Contra lo que se comenta de los manoseos y tocamientos que hacen los custodios, puedo decir que fui muy afortunada. Quizá por mi edad o sabe Dios qué, jamás me faltaron al respeto. A veces entrábamos a los cubículos de revisión en grupos de tres –generalmente entra una por una– y había que bajarse el pantalón con todo y calzones y quitarse el sostén a fin de demostrar que no llevábamos nada escondido. Mis compañeras de grupo tenían que hacerlo, pero en variadas ocasiones cuando yo intenté desabrochar mi ropa me detuvieron para decirme: “No madre, así está bien” (incluso llegué a sentir que lo decían con cierto afecto). Las mujeres jóvenes sí tenían que hacer todo el “show”. En ocasiones sacaban un bote y el clásico: “ai' lo que gustes dejar”; entonces no había revisión alguna. Cuando esto sucedía nunca vi que les quitaran a las mujeres cosa prohibida alguna.

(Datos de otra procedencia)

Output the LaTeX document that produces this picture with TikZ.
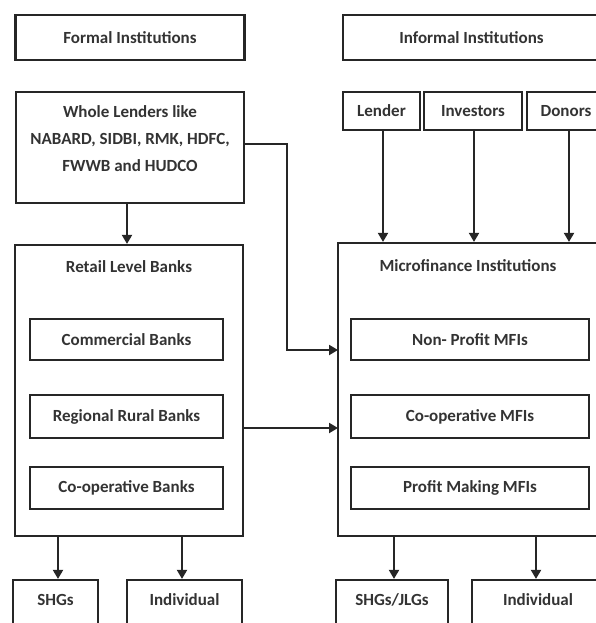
\documentclass[tikz,border=0pt]{standalone}
\usepackage{fontspec}
\setmainfont{Carlito}
\usetikzlibrary{arrows.meta}
\tikzset{
  box/.style={draw=black!85, line width=2.2pt, rectangle, inner sep=0pt, align=center,
    font=\fontsize{17}{27}\selectfont\bfseries, text=black!80},
  lbl/.style={inner sep=0pt, align=center, font=\fontsize{17}{27}\selectfont\bfseries, text=black!80},
  arr/.style={draw=black!85, line width=2pt, -{Triangle[width=10pt,length=9pt]}}
}
\begin{document}
\begin{tikzpicture}[x=1pt,y=-1pt]
\useasboundingbox (0,0) rectangle (596,623);
\clip (0,0) rectangle (596,623);
% top row
\node[box, minimum width=229, minimum height=45] (formal) at (130,37.5) {Formal Institutions};
\node[box, minimum width=257, minimum height=45] (informal) at (471.5,37.5) {Informal Institutions};
% lenders
\node[box, minimum width=228, minimum height=111] (wl) at (130,147.5) {};
\node[lbl] (wlt) at (130,139) {Whole Lenders like\\NABARD, SIDBI, RMK, HDFC,\\FWWB and HUDCO};
\node[box, minimum width=77, minimum height=38] (lender) at (381.5,111) {Lender};
\node[box, minimum width=98, minimum height=38] (inv) at (473,111) {Investors};
\node[box, minimum width=78, minimum height=38] (don) at (566,111) {Donors};
% retail banks
\node[box, minimum width=228, minimum height=291] (rlb) at (129,390.5) {};
\node[lbl] (rlbt) at (129,267) {Retail Level Banks};
\node[box, minimum width=193, minimum height=41] (cb) at (126.5,339.5) {Commercial Banks};
\node[box, minimum width=193, minimum height=43] (rrb) at (126.5,416.5) {Regional Rural Banks};
\node[box, minimum width=193, minimum height=42] (cob) at (126.5,488) {Co-operative Banks};
% MFIs
\node[box, minimum width=262, minimum height=293] (mfi) at (469,389.5) {};
\node[lbl] (mfit) at (468,266) {Microfinance Institutions};
\node[box, minimum width=238, minimum height=41] (np) at (470,339.5) {Non- Profit MFIs};
\node[box, minimum width=238, minimum height=43] (com) at (470,416.5) {Co-operative MFIs};
\node[box, minimum width=238, minimum height=42] (pm) at (470,488) {Profit Making MFIs};
% bottom
\node[box, minimum width=85, minimum height=50] (shg) at (55.5,605) {};
\node[lbl] (shgt) at (55.5,600) {SHGs};
\node[box, minimum width=115, minimum height=50] (ind1) at (184.5,605) {};
\node[lbl] (ind1t) at (184.5,600) {Individual};
\node[box, minimum width=112, minimum height=50] (jlg) at (392,605) {};
\node[lbl] (jlgt) at (392,600) {SHGs/JLGs};
\node[box, minimum width=132, minimum height=50] (ind2) at (538,605) {};
\node[lbl] (ind2t) at (538,600) {Individual};
% connectors
\coordinate (bend) at (287,144);
\coordinate (in1) at (338,350);
\coordinate (in2) at (338,428);
\draw[arr] (wl.south -| 127,0) -- (rlb.north -| 127,0);
\draw[arr] (wl.east |- bend) -- (bend) |- (in1);
\draw[arr] (rlb.east |- in2) -- (in2);
\draw[arr] (lender.south -| 383,0) -- (mfi.north -| 383,0);
\draw[arr] (inv.south -| 474,0) -- (mfi.north -| 474,0);
\draw[arr] (don.south -| 569,0) -- (mfi.north -| 569,0);
\draw[arr] (rlb.south -| 58,0) -- (shg.north -| 58,0);
\draw[arr] (rlb.south -| 182,0) -- (ind1.north -| 182,0);
\draw[arr] (mfi.south -| 394,0) -- (jlg.north -| 394,0);
\draw[arr] (mfi.south -| 536,0) -- (ind2.north -| 536,0);
\end{tikzpicture}
\end{document}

Las que sí no hacían filas para entrar al reclusorio eran las mujeres de los “narcos grandes”. Ellas llegaban con carritos de supermercado llenos hasta el tope de puro mandado del “otro lado” y pasaban delante de toda la gente sin que les hicieran revisión alguna, entraban directo. Era un arreglo entre los mandos del interior del penal y los comandantes de aduana. Ellas podían pasar todo lo que quisieran.
Saliendo de la revisión debía tomar de nuevo mis bolsas con ropa y mandado y avanzar hasta el siguiente punto donde me colocaban más sellos en los brazos. Acto seguido me acercaba al fatídico portón negro de fierro, a la barda gris cuyo recuerdo quedó grabado en mi cerebro y del cual no creo poderme desprender jamás. Ahí debía enseñar un boleto que era mi pasaporte de entrada –y salida– para finalmente esperar a que se abriera aquel portón. Una vez adentro podía verse la alegría de un pueblito en domingo: niños corriendo, otros en brazos, madres, abuelas, esposas, novias. Obviamente la mayoría de las visitas éramos y seguirán siendo mujeres. La alegría en nuestros corazones y la emoción de estar a unos metros de poder abrazar a nuestros hijos, maridos, etc. borraban como por arte de magia todo el mal sabor de boca del paso por la fatídica aduana.
[1] Por seguridad y decisión de la familia, los nombres reales de personas y lugares han sido ocultados.